Knight Frank explained that previous attempts at growing the film industry have been hindered by a shortage of purpose-built studio space – particularly in Edinburgh – with attempts to build new facilities challenged for decades by obstacles, such as land ownership and a lack of funding.
There has also been an increased appetite from investors for Scottish studio assets, with two major facilities changing hands last year. Wardpark Studios in Cumbernauld, previously the largest purpose-built film studio in Scotland, was acquired by Hackman Capital Partners and Square Mile Capital Management. Pyramid Business Park – a redeveloped manufacturing site which hosted the filming of the second season of Good Omens, Trainspotting T2, and Netflix’s Outlaw King – was also purchased by London and Regional during 2021.

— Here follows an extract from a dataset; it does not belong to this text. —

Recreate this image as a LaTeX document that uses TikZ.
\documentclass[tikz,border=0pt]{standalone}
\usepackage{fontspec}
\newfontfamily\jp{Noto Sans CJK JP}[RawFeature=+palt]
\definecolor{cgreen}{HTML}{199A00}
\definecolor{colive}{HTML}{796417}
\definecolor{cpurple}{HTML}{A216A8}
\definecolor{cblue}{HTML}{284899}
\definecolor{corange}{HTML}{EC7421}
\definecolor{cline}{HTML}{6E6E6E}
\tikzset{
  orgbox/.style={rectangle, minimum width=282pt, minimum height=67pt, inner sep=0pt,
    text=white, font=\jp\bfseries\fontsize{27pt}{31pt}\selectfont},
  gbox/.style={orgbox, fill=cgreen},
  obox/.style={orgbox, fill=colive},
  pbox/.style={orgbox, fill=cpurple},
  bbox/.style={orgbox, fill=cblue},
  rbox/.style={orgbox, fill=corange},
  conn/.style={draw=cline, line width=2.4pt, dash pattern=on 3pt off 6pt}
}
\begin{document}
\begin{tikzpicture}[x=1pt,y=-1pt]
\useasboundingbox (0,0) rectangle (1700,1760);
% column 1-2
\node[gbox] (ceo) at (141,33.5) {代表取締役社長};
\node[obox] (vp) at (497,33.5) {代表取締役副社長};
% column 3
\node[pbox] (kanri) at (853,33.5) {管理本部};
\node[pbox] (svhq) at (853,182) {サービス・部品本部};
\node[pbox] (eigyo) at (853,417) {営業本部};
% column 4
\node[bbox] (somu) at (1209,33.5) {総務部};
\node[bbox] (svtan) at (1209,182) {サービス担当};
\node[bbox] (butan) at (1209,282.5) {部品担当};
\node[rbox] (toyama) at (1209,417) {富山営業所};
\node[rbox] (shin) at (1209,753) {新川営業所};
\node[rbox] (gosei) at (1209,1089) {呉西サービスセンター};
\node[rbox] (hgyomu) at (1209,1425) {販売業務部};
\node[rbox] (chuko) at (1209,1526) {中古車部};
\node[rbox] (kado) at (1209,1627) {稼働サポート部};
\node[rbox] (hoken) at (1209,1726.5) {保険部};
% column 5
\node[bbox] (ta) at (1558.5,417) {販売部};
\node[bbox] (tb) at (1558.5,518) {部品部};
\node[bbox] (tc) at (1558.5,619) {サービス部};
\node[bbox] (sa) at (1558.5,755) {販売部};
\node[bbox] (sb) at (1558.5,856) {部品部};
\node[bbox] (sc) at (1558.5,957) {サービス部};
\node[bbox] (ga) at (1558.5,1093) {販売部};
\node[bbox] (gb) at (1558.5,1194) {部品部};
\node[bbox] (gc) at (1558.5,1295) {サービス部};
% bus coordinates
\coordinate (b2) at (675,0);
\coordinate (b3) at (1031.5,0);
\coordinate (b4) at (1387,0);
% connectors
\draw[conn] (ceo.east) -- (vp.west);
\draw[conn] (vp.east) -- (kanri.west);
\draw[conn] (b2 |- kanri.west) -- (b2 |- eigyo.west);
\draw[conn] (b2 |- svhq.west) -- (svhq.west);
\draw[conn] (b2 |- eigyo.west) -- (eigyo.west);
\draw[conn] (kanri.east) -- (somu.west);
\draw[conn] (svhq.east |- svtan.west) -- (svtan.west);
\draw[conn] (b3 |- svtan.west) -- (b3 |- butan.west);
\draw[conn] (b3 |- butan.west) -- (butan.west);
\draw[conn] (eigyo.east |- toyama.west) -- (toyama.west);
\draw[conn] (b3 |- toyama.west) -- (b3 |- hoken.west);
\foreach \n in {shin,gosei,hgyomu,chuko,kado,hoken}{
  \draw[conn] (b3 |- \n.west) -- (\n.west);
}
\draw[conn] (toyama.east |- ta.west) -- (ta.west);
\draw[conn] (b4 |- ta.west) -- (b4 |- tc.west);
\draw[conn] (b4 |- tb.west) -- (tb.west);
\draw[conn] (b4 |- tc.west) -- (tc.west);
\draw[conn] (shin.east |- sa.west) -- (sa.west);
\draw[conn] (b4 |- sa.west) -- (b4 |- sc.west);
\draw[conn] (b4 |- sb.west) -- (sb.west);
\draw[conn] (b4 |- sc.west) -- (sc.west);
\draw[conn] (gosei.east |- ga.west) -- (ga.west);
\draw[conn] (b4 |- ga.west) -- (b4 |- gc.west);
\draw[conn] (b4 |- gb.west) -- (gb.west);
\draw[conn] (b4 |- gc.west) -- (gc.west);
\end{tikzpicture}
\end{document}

Alasdair Steele, head of Scotland commercial at Knight Frank, said, “There has been a steady rise in inward investment to Scotland’s film sector as more global productions choose Scotland’s natural landscape and scenery, strong creative sector, competitive tax credits and world class talent pool.
“We are now beginning to see the amount of studio space capable of facilitating more of these projects coming on stream and providing the long-missing piece of the puzzle, driving the vision for Scotland as a standout location on the world stage. With that tends to come opportunities for local economies and talent emerging from Scotland’s universities and colleges.
“It is highly encouraging to see how far the industry has come in recent years and, with more studio space on the way, we could see even more internationally successful feature films and high-end television productions.”